1. (also rib-roasting) a beating [pun].

[UK]G. Gascoigne Steele Glas Epistle dedication: Though the skorneful do mocke me for a time, yet in the ende I hope to giue them al a rybbe to roste for their paynes .
[UK]Maroccus Extaticus To the Reader A3: A flat robberie [...] such a peece of filching as is punishable with ribroast among the turne spits at pie corner.
[UK]S. Butler Hudibras Pt II canto 1 line 247–8: Departs not meanly proud, and boasting / Of his magnificent rib-roasting.
[Ire]Dublin Morn. Register 8 Dec. 3/4: Heigh ho! said Rowley. But this frog got a rib roasting in a trice.
Public Ledger (London) 12 July 4/2: She gave the donkey a sound rib roasting.
Newry Teleg. 7 May 4/3: Love is laughable too, when it procures its votaries a ducking or a rib roasting.
[UK]R.S. Surtees Ask Mamma 294: He now sits sideways, and proceeds to give him a good rib-roasting in the old postboy style.
[UK]Bell’s Life in London 1 Sept. 7/5: Although Dan showed no marks of punishment about rhe phiz [...] the rib roasting [...] began to tell on him.
[US]St Paul Dly Globe (MN) 11 Aug. 6/3: Bufflao Bill’s rib-roasting and Chauncey Depew’s rib-tickling doubtless went down well together.
Dundee People’s Jrnl 20 June 9/3: Clinch upon clinch followed, the round ending in favour of Kilrain, despite the rib roasting which he got.

2. (US) to target verbally, either as criticism or humorously, also attrib.

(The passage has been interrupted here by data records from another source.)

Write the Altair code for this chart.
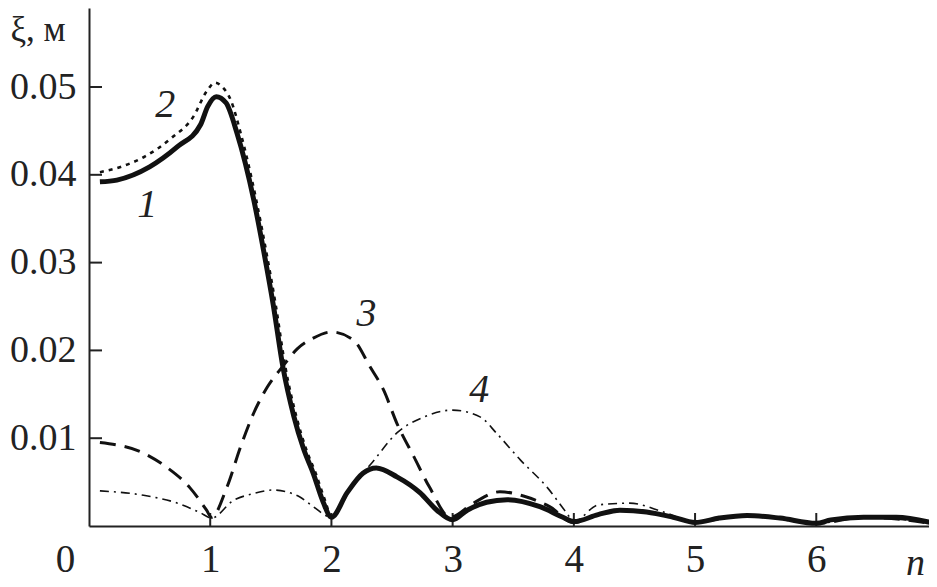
import altair as alt
import pandas as pd

# curve 1 (solid, thick)
n1 = [0.09, 0.23, 0.5, 0.73, 0.92, 0.98, 1.05, 1.13, 1.22, 1.36, 1.44, 1.52, 1.6, 1.69, 1.77, 1.85, 1.93, 2.0,
      2.13, 2.26, 2.37, 2.54, 2.73, 2.87, 3.0, 3.12, 3.28, 3.45, 3.72, 3.91, 4.0, 4.2, 4.38, 4.6, 4.82, 5.0,
      5.2, 5.43, 5.7, 6.0, 6.12, 6.39, 6.66, 7.0]
y1 = [0.0392, 0.0394, 0.0409, 0.0432, 0.0457, 0.0478, 0.0489, 0.0482, 0.0448, 0.0371, 0.0314, 0.0252, 0.0181,
      0.0125, 0.0088, 0.0060, 0.0028, 0.0010, 0.0038, 0.0060, 0.0066, 0.0056, 0.0038, 0.0018, 0.0007, 0.0018,
      0.0027, 0.0030, 0.0022, 0.0010, 0.0005, 0.0013, 0.0018, 0.0016, 0.0010, 0.0004, 0.0009, 0.0012, 0.0009,
      0.0003, 0.0007, 0.0010, 0.0010, 0.0002]

# curve 2 (dotted)
n2 = [0.09, 0.26, 0.45, 0.69, 0.86, 0.97, 1.04, 1.1, 1.17, 1.25, 1.38, 1.46, 1.54, 1.62, 1.71, 1.79, 1.87,
      1.95, 2.0, 2.13, 2.26, 2.37, 2.54, 2.73, 2.87, 3.0, 3.12, 3.28, 3.45, 3.72, 3.91, 4.0, 4.2, 4.38, 4.6,
      4.82, 5.0, 5.2, 5.43, 5.7, 6.0, 6.12, 6.39, 6.66, 7.0]
y2 = [0.0403, 0.0409, 0.0420, 0.0443, 0.0466, 0.0495, 0.0505, 0.0500, 0.0485, 0.0448, 0.0371, 0.0314,
      0.0252, 0.0181, 0.0125, 0.0088, 0.0060, 0.0028, 0.0010, 0.0038, 0.0060, 0.0066, 0.0056, 0.0038, 0.0018,
      0.0007, 0.0018, 0.0027, 0.0030, 0.0022, 0.0010, 0.0005, 0.0013, 0.0018, 0.0016, 0.0010, 0.0004, 0.0009,
      0.0012, 0.0009, 0.0003, 0.0007, 0.0010, 0.0010, 0.0002]

# curve 3 (long dashes)
n3 = [0.09, 0.45, 0.64, 0.83, 0.97, 1.01, 1.14, 1.25, 1.36, 1.47, 1.6, 1.72, 1.85, 2.0, 2.18, 2.32, 2.43, 2.54,
      2.68, 2.81, 2.98, 3.17, 3.39, 3.61, 3.8, 4.0, 4.2, 4.4, 4.6, 4.82, 5.0, 5.2, 5.43, 5.7, 6.0, 6.39, 7.0]
y3 = [0.0095, 0.0083, 0.0067, 0.0044, 0.0018, 0.0010, 0.0045, 0.0090, 0.0129, 0.0158, 0.0182, 0.0202, 0.0214,
      0.0221, 0.0212, 0.0181, 0.0155, 0.0117, 0.0079, 0.0044, 0.0010, 0.0026, 0.0039, 0.0033, 0.0022,
      0.0004, 0.0013, 0.0018, 0.0016, 0.0010, 0.0004, 0.0009, 0.0012, 0.0009, 0.0003, 0.0010, 0.0002]

# curve 4 (dash-dot)
n4 = [0.09, 0.45, 0.73, 0.92, 1.01, 1.19, 1.36, 1.52, 1.74, 1.85, 2.0, 2.17, 2.34, 2.54, 2.76, 3.0, 3.23,
      3.36, 3.56, 3.78, 3.94, 4.0, 4.2, 4.46, 4.74, 5.0, 5.43, 6.0, 6.39, 7.0]
y4 = [0.0040, 0.0035, 0.0026, 0.0015, 0.0009, 0.0029, 0.0037, 0.0041, 0.0033, 0.0022, 0.0010, 0.0045,
      0.0073, 0.0106, 0.0124, 0.0132, 0.0124, 0.0106, 0.0075, 0.0044, 0.0015, 0.0005, 0.0024, 0.0026,
      0.0016, 0.0004, 0.0012, 0.0003, 0.0010, 0.0002]

# curve labels
lab_text = ["1", "2", "3", "4"]
lab_n = [0.48, 0.63, 2.29, 3.22]
lab_y = [0.0366, 0.0480, 0.0241, 0.0155]

x_ticks = [0, 1, 2, 3, 4, 5, 6]
x_inner_ticks = [1, 2, 3, 4, 5, 6]
y_ticks = [0.01, 0.02, 0.03, 0.04, 0.05]

FONT = "Liberation Serif"
W, H = 840, 518
XMAX, YMAX = 6.93, 0.059

x_scale = alt.Scale(domain=[0, XMAX], nice=False, zero=False)
y_scale = alt.Scale(domain=[0, YMAX], nice=False, zero=False)

x_axis = alt.Axis(
    values=x_ticks, tickSize=0, grid=False, domainColor="#222", domainWidth=2,
    labelFont=FONT, labelFontSize=39, labelColor="#222", labelPadding=14,
    labelOffset=alt.condition("datum.value == 0", alt.value(-24), alt.value(0)),
    labelFlush=False, labelOverlap=False,
    title="n", titleFont=FONT, titleFontSize=38, titleFontStyle="italic", titleFontWeight="normal",
    titleColor="#222", titleX=826, titleY=48, titleAlign="center", titleBaseline="alphabetic",
)
y_axis = alt.Axis(
    values=y_ticks, format=".2f", tickSize=0, grid=False, domainColor="#222", domainWidth=2,
    labelFont=FONT, labelFontSize=38, labelColor="#222", labelPadding=13,
    labelFlush=False, labelOverlap=False,
    title="ξ, м", titleFont=FONT, titleFontSize=35, titleFontWeight="normal", titleColor="#222",
    titleAngle=0, titleX=-79, titleY=32, titleAlign="left", titleBaseline="alphabetic",
)

def curve_df(ns, ys):
    return pd.DataFrame({"n": ns, "y": ys})

def line(ns, ys, width, dash=None):
    kw = dict(color="#111", strokeWidth=width, clip=True, interpolate="monotone")
    if dash:
        kw["strokeDash"] = dash
    return alt.Chart(curve_df(ns, ys)).mark_line(**kw).encode(
        x=alt.X("n:Q", scale=x_scale, axis=x_axis),
        y=alt.Y("y:Q", scale=y_scale, axis=y_axis),
    )

c4 = line(n4, y4, 1.6, [9, 5, 2, 5])
c3 = line(n3, y3, 3, [16, 9])
c2 = line(n2, y2, 2.6, [4, 5])
c1 = line(n1, y1, 5)

ytick_rules = alt.Chart(pd.DataFrame({"y": y_ticks})).mark_rule(color="#222", strokeWidth=2).encode(
    y=alt.Y("y:Q", scale=y_scale, axis=y_axis), x=alt.value(0), x2=alt.value(13)
)
xtick_rules = alt.Chart(pd.DataFrame({"n": x_inner_ticks})).mark_rule(color="#222", strokeWidth=2).encode(
    x=alt.X("n:Q", scale=x_scale, axis=x_axis), y=alt.value(H - 13), y2=alt.value(H)
)

labels = alt.Chart(pd.DataFrame({"n": lab_n, "y": lab_y, "t": lab_text})).mark_text(
    font=FONT, fontSize=40, fontStyle="italic", color="#222", align="center", baseline="middle"
).encode(
    x=alt.X("n:Q", scale=x_scale, axis=x_axis),
    y=alt.Y("y:Q", scale=y_scale, axis=y_axis),
    text="t:N",
)

chart = alt.layer(ytick_rules, xtick_rules, c4, c3, c2, c1, labels).properties(
    width=W, height=H,
    autosize=alt.AutoSizeParams(type="none"),
    padding={"left": 81, "top": 0, "right": 0, "bottom": 60},
    background="white",
).configure_view(stroke=None)

chart.save("out.html", embed_options={"renderer": "svg", "actions": False})
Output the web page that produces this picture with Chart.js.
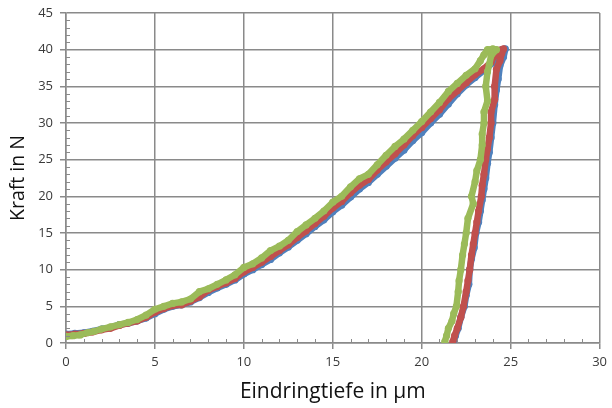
<!DOCTYPE html>
<html>
<head>
<meta charset="utf-8">
<script src="https://cdn.jsdelivr.net/npm/chart.js@4/dist/chart.umd.min.js"></script>
<style>
html,body{margin:0;padding:0;background:#fff;}
#wrap{width:612px;height:408px;}
</style>
</head>
<body>
<div id="wrap"><canvas id="c" width="612" height="408"></canvas></div>
<script>
// ---- data ----
const xTitle = "Eindringtiefe in µm";
const yTitle = "Kraft in N";
const xTicks = [0, 5, 10, 15, 20, 25, 30];
const yTicks = [0, 5, 10, 15, 20, 25, 30, 35, 40, 45];

const blueX = [0,0.5,1.0,1.5,2.0,2.5,3.0,3.5,4.0,4.5,5.0,5.5,6.0,6.5,7.0,7.5,8.0,8.5,9.0,9.5,10.0,10.5,11.0,11.5,12.0,12.5,13.0,13.5,14.0,14.5,15.0,15.5,16.0,16.5,17.0,17.5,18.0,18.5,19.0,19.5,20.0,20.5,21.0,21.5,22.0,22.5,23.0,23.5,24.0,24.3,24.5,24.7,
  24.6,24.4,24.3,24.2,24.1,24.0,23.9,23.8,23.7,23.6,23.5,23.4,23.3,23.2,23.05,22.95,22.8,22.7,22.65,22.5,22.4,22.2,22.05,21.9,21.8];
const blueY = [1.2,1.3,1.4,1.6,1.9,2.1,2.5,2.7,3.0,3.4,4.0,4.6,5.0,5.2,5.6,6.2,6.9,7.5,8.0,8.6,9.4,10.0,10.7,11.4,12.3,13.1,14.0,14.9,15.9,16.8,17.9,18.8,19.9,21.0,21.9,23.0,24.1,25.2,26.3,27.6,28.7,30.0,31.2,32.6,34.0,35.2,36.2,37.2,38.2,39.3,40.0,40.1,
  39.0,37.8,36.0,34.5,32.5,30.0,28.0,26.0,24.5,22.5,21.0,19.5,18.0,16.5,15.0,13.0,11.5,10.0,8.0,6.5,5.0,3.5,2.0,1.0,0.2];

const redX = [0,0.5,1.0,1.5,2.0,2.5,3.0,3.5,4.0,4.5,5.0,5.5,6.0,6.5,7.0,7.5,8.0,8.5,9.0,9.5,10.0,10.5,11.0,11.5,12.0,12.5,13.0,13.5,14.0,14.5,15.0,15.5,16.0,16.5,17.0,17.5,18.0,18.5,19.0,19.5,20.0,20.5,21.0,21.5,22.0,22.5,23.0,23.5,23.9,24.1,24.3,24.6,
  24.5,24.4,24.2,24.1,24.1,23.9,23.9,23.8,23.7,23.6,23.5,23.4,23.35,23.2,23.1,23.0,22.9,22.8,22.7,22.6,22.5,22.35,22.2,22.0,21.85,21.75];
const redY = [1.1,1.2,1.3,1.5,1.8,2.0,2.4,2.7,3.0,3.5,4.2,4.7,5.1,5.2,5.7,6.3,7.2,7.7,8.2,8.8,9.7,10.3,11.0,11.8,12.6,13.4,14.4,15.3,16.3,17.3,18.4,19.3,20.5,21.5,22.3,23.6,24.7,25.8,27.0,28.3,29.4,30.6,31.8,33.3,34.4,35.5,36.6,37.4,38.3,39.2,39.9,40.1,
  39.5,38.5,37.3,35.0,33.2,31.5,30.0,28.0,26.5,25.0,23.0,21.5,20.0,18.0,16.5,15.0,13.5,12.0,10.0,8.5,7.0,5.0,3.5,2.0,1.0,0.2];

const greenX = [0,0.4,0.8,1.2,1.6,2.0,2.5,3.0,3.5,4.0,4.5,5.0,5.5,6.0,6.5,7.0,7.5,8.0,8.5,9.0,9.5,10.0,10.5,11.0,11.5,12.0,12.5,13.0,13.5,14.0,14.5,15.0,15.5,16.0,16.5,17.0,17.5,18.0,18.5,19.0,19.5,20.0,20.5,21.0,21.5,22.0,22.5,23.0,23.3,23.5,23.7,24.0,24.2,
  23.9,23.8,23.7,23.6,23.7,23.5,23.5,23.4,23.4,23.3,23.1,23.0,22.8,22.9,22.6,22.5,22.4,22.3,22.2,22.1,22.05,21.95,21.8,21.7,21.5,21.4,21.3];
const greenY = [0.9,1.0,1.1,1.4,1.6,1.9,2.2,2.5,2.8,3.2,3.8,4.6,5.0,5.4,5.6,6.0,7.0,7.4,8.0,8.6,9.3,10.3,10.8,11.6,12.6,13.2,14.0,15.2,16.1,17.0,18.0,19.2,20.0,21.3,22.4,23.0,24.3,25.6,26.8,27.8,29.0,30.2,31.5,32.8,34.3,35.4,36.5,37.4,38.5,39.3,40.0,40.1,40.0,
  39.2,38.0,37.0,35.0,33.0,31.5,30.0,28.5,27.0,25.0,23.5,22.0,20.0,19.0,17.0,15.0,13.5,12.0,10.0,8.5,7.0,5.0,4.0,3.0,2.0,1.0,0.2];

const seriesColors = { blue: '#4F81BD', red: '#C0504D', green: '#9BBB59' };

function pts(xs, ys){ return xs.map((x,i)=>({x:x, y:ys[i]})); }

const gridColor = '#8a8a8a';

const minorTicks = {
  id: 'minorTicks',
  afterDatasetsDraw(chart){
    const ctx = chart.ctx, xs = chart.scales.x, ys = chart.scales.y;
    ctx.save();
    ctx.strokeStyle = gridColor;
    ctx.lineWidth = 1;
    for (let v = 0; v <= 45; v++){
      if (v % 5 === 0) continue;
      const py = Math.round(ys.getPixelForValue(v)) + 0.5;
      ctx.beginPath(); ctx.moveTo(xs.left, py); ctx.lineTo(xs.left + 4, py); ctx.stroke();
    }
    for (let v = 0; v <= 30; v++){
      if (v % 5 === 0) continue;
      const px = Math.round(xs.getPixelForValue(v)) + 0.5;
      ctx.beginPath(); ctx.moveTo(px, ys.bottom); ctx.lineTo(px, ys.bottom - 4); ctx.stroke();
    }
    ctx.restore();
  }
};

function ds(label, xs, ys, color, order){
  return {
    label: label,
    data: pts(xs, ys),
    showLine: true,
    borderColor: color,
    backgroundColor: color,
    borderWidth: 6.5,
    pointRadius: 3.6,
    pointBorderWidth: 0,
    borderJoinStyle: 'round',
    borderCapStyle: 'round',
    tension: 0,
    order: order
  };
}

new Chart(document.getElementById('c'), {
  type: 'scatter',
  data: {
    datasets: [
      ds('Blau', blueX, blueY, seriesColors.blue, 3),
      ds('Rot', redX, redY, seriesColors.red, 2),
      ds('Grün', greenX, greenY, seriesColors.green, 1)
    ]
  },
  options: {
    responsive: false,
    animation: false,
    devicePixelRatio: 1,
    layout: { padding: { top: 13, right: 12, left: 0, bottom: 0 } },
    plugins: { legend: { display: false }, tooltip: { enabled: false } },
    scales: {
      x: {
        type: 'linear', min: 0, max: 30,
        afterBuildTicks: s => { s.ticks = xTicks.map(v => ({value: v})); },
        afterFit: s => { s.height = 65; },
        ticks: { font: { family: 'Open Sans', size: 13 }, color: '#3a3a3a', padding: 5, maxRotation: 0 },
        grid: { color: gridColor, lineWidth: 1.5, tickLength: 6, drawTicks: true },
        border: { color: gridColor, width: 1.5 },
        title: { display: true, text: xTitle, font: { family: 'Open Sans', size: 21 }, color: '#111', padding: { top: 0, bottom: 3 } }
      },
      y: {
        type: 'linear', min: 0, max: 45,
        afterBuildTicks: s => { s.ticks = yTicks.map(v => ({value: v})); },
        afterFit: s => { s.width = 66; s.paddingTop = 0; s.paddingBottom = 0; },
        ticks: { font: { family: 'Open Sans', size: 13, lineHeight: 1 }, color: '#3a3a3a', padding: 7 },
        grid: { color: gridColor, lineWidth: 1.5, tickLength: 6, drawTicks: true },
        border: { color: gridColor, width: 1.5 },
        title: { display: true, text: yTitle, font: { family: 'Open Sans', size: 19.5 }, color: '#111', padding: { top: 7, bottom: 0 } }
      }
    }
  },
  plugins: [minorTicks]
});
</script>
</body>
</html>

[US]New Iberia Exp. (LA) 7 Feb. 4/2: An Editor Caned [...] after which he arises, ‘Not meanly proud but boasting of his magnificent rib-roasting’.
[US]Cecil Whig (Elkton, MD) 13 Feb. 4/2: [headline] Wellington Gives McComas a Thorough Rib-Roasting.
[US]Mitchell Capital (SD) 10 July 12/3: I must say I miss those rib-roasting dispatches you used to fire inn about the railroads.

3. (US Und.) an infant, a young child.

[US]Ersine Und. and Prison Sl.
[US]Monteleone Criminal Sl. (rev. edn).